To do: From the listing below, pull out every line where the string "that" appears.

Recorded data:
** start **
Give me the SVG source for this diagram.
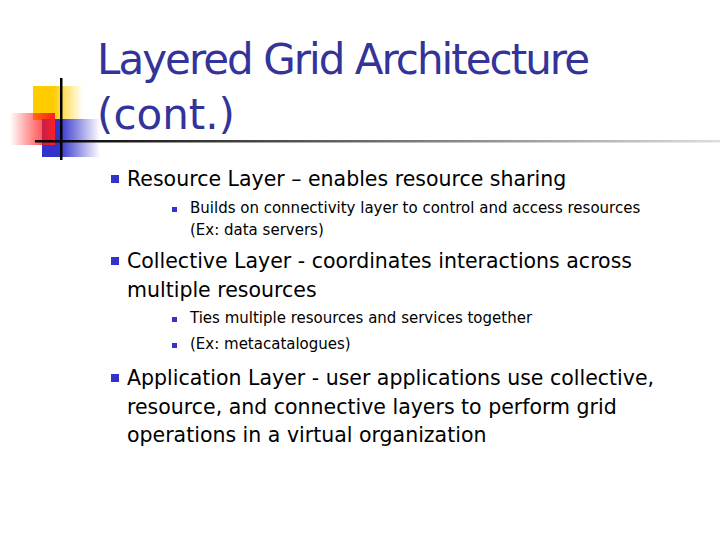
<svg xmlns="http://www.w3.org/2000/svg" width="720" height="540" viewBox="0 0 720 540">
<defs>
<linearGradient id="gy" x1="0" x2="1"><stop offset="0.4" stop-color="#ffcc00"/><stop offset="1" stop-color="#ffcc00" stop-opacity="0"/></linearGradient>
<linearGradient id="gr" x1="0" x2="1"><stop offset="0" stop-color="#ff0000" stop-opacity="0"/><stop offset="1" stop-color="#ff2020"/></linearGradient>
<linearGradient id="gb" x1="0" x2="1"><stop offset="0.3" stop-color="#3333cc"/><stop offset="1" stop-color="#3333cc" stop-opacity="0"/></linearGradient>
<linearGradient id="gl" x1="0" x2="1"><stop offset="0" stop-color="#000"/><stop offset="1" stop-color="#ddd"/></linearGradient>
<style>
.t{font-family:"DejaVu Sans",Verdana,sans-serif;fill:#333399;font-size:42px}
.b{font-family:"DejaVu Sans",Verdana,sans-serif;fill:#000;font-size:20.5px}
.s{font-family:"DejaVu Sans",Verdana,sans-serif;fill:#000;font-size:15px}
.m{fill:#3333cc}
</style>
</defs>
<rect width="720" height="540" fill="#fff"/>
<g id="logo">
<rect x="33" y="86" width="50" height="34" fill="url(#gy)"/>
<rect x="42" y="119" width="58" height="38" fill="url(#gb)"/>
<rect x="10" y="113" width="45" height="32" fill="url(#gr)"/>
<rect x="60" y="78" width="2.5" height="82" fill="#000"/>
<rect x="35" y="140" width="685" height="2.5" fill="url(#gl)"/>
</g>
<g id="title">
<text class="t" x="97" y="74" textLength="493">Layered Grid Architecture</text>
<text class="t" x="97" y="129">(cont.)</text>
</g>
<g id="body">
<rect class="m" x="111" y="175" width="8" height="8"/>
<text class="b" x="127" y="186">Resource Layer – enables resource sharing</text>
<rect class="m" x="172" y="207" width="5" height="5"/>
<text class="s" x="190" y="213">Builds on connectivity layer to control and access resources</text>
<text class="s" x="190" y="235">(Ex: data servers)</text>
<rect class="m" x="111" y="257" width="8" height="8"/>
<text class="b" x="127" y="268">Collective Layer - coordinates interactions across</text>
<text class="b" x="127" y="297">multiple resources</text>
<rect class="m" x="172" y="317" width="5" height="5"/>
<text class="s" x="190" y="323">Ties multiple resources and services together</text>
<rect class="m" x="172" y="343" width="5" height="5"/>
<text class="s" x="190" y="349">(Ex: metacatalogues)</text>
<rect class="m" x="111" y="374" width="8" height="8"/>
<text class="b" x="127" y="385">Application Layer - user applications use collective,</text>
<text class="b" x="127" y="414">resource, and connective layers to perform grid</text>
<text class="b" x="127" y="442">operations in a virtual organization</text>
</g>
</svg>
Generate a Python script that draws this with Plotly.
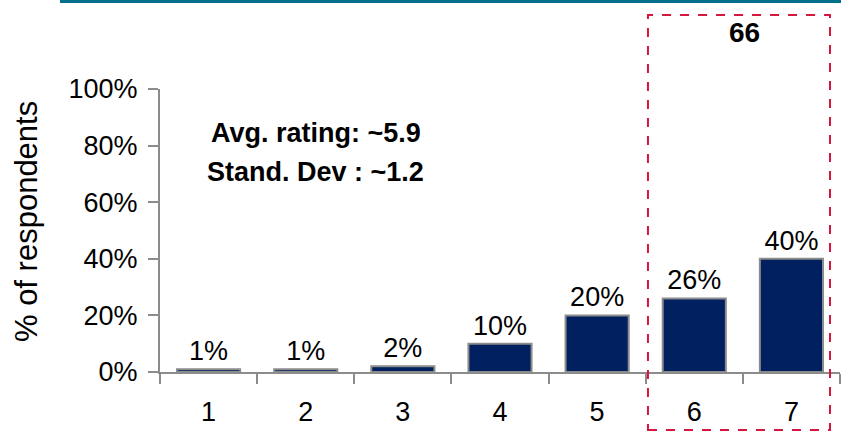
import plotly.graph_objects as go

categories = ["1", "2", "3", "4", "5", "6", "7"]
shares = [1, 1, 2, 10, 20, 26, 40]
bar_labels = ["1%", "1%", "2%", "10%", "20%", "26%", "40%"]
y_ticks = [0, 20, 40, 60, 80, 100]
y_tick_labels = ["0%", "20%", "40%", "60%", "80%", "100%"]
top_box_total = "66"
stats_lines = ["Avg. rating: ~5.9", "Stand. Dev : ~1.2"]

font_name = "Liberation Sans, Arial, sans-serif"
navy = "#002060"
grey = "#8c8c8c"

fig = go.Figure()
fig.add_trace(
    go.Bar(
        x=categories,
        y=shares,
        text=bar_labels,
        textposition="outside",
        textfont=dict(size=27, color="black", family=font_name),
        cliponaxis=False,
        marker=dict(color=navy, line=dict(color=grey, width=2)),
        width=0.65,
    )
)

fig.update_layout(
    width=841,
    height=434,
    margin=dict(l=160, r=1, t=89, b=62),
    plot_bgcolor="white",
    paper_bgcolor="white",
    showlegend=False,
    font=dict(family=font_name, size=27, color="black"),
)

fig.update_xaxes(
    type="category",
    range=[-0.5, 6.5],
    automargin=False,
    showline=True,
    linecolor=grey,
    linewidth=2,
    ticks="outside",
    ticklen=10,
    tickcolor=grey,
    tickwidth=2,
    tickson="boundaries",
    ticklabelstandoff=15,
    showgrid=False,
    tickfont=dict(size=27),
)
fig.update_yaxes(
    range=[0, 100],
    automargin=False,
    tickvals=y_ticks,
    ticktext=y_tick_labels,
    showline=True,
    linecolor=grey,
    linewidth=2,
    ticks="outside",
    ticklen=10,
    tickcolor=grey,
    tickwidth=2,
    ticklabelstandoff=5,
    showgrid=False,
    zeroline=False,
    tickfont=dict(size=27),
)

# y title as a rotated annotation so it sits where the original has it
fig.add_annotation(
    x=-0.197, y=0.53, xref="paper", yref="paper", text="% of respondents",
    textangle=-90, showarrow=False, xanchor="center", yanchor="middle",
    font=dict(size=31),
)

# teal rule along the top
fig.add_shape(
    type="rect", xref="paper", yref="paper",
    x0=-0.147, x1=1.002, y0=1.304, y1=1.318,
    fillcolor="#00708a", line=dict(width=0),
)

# dashed box round the top two ratings
fig.add_shape(
    type="rect", xref="paper", yref="paper",
    x0=0.7176, x1=0.9853, y0=-0.205, y1=1.2615,
    line=dict(color="#d6163e", width=2, dash="dash"),
    fillcolor="rgba(0,0,0,0)",
)

fig.add_annotation(
    x=0.860, y=1.198, xref="paper", yref="paper", text="<b>%s</b>" % top_box_total,
    showarrow=False, xanchor="center", yanchor="middle", font=dict(size=28),
)
fig.add_annotation(
    x=0.229, y=0.845, xref="paper", yref="paper", text="<b>%s</b>" % stats_lines[0],
    showarrow=False, xanchor="center", yanchor="middle", font=dict(size=27),
)
fig.add_annotation(
    x=0.229, y=0.707, xref="paper", yref="paper", text="<b>%s</b>" % stats_lines[1],
    showarrow=False, xanchor="center", yanchor="middle", font=dict(size=27),
)

# the page's default 8px body margin would shift the whole figure
fig.write_html(
    "out.html",
    config={"displayModeBar": False},
    post_script="document.body.style.margin='0';",
)
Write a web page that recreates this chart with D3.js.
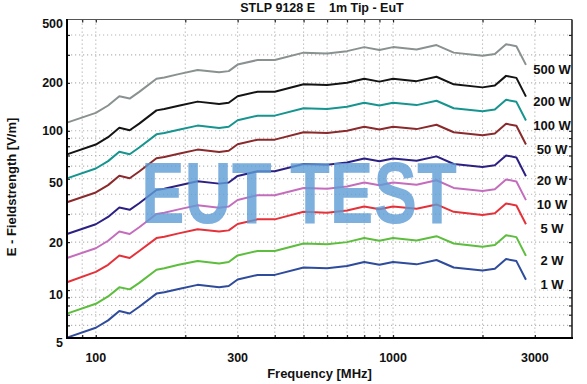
** end **
Result of the exercise:
Generate a Python script that draws this with Plotly.
Write a web page that recreates this chart with D3.js.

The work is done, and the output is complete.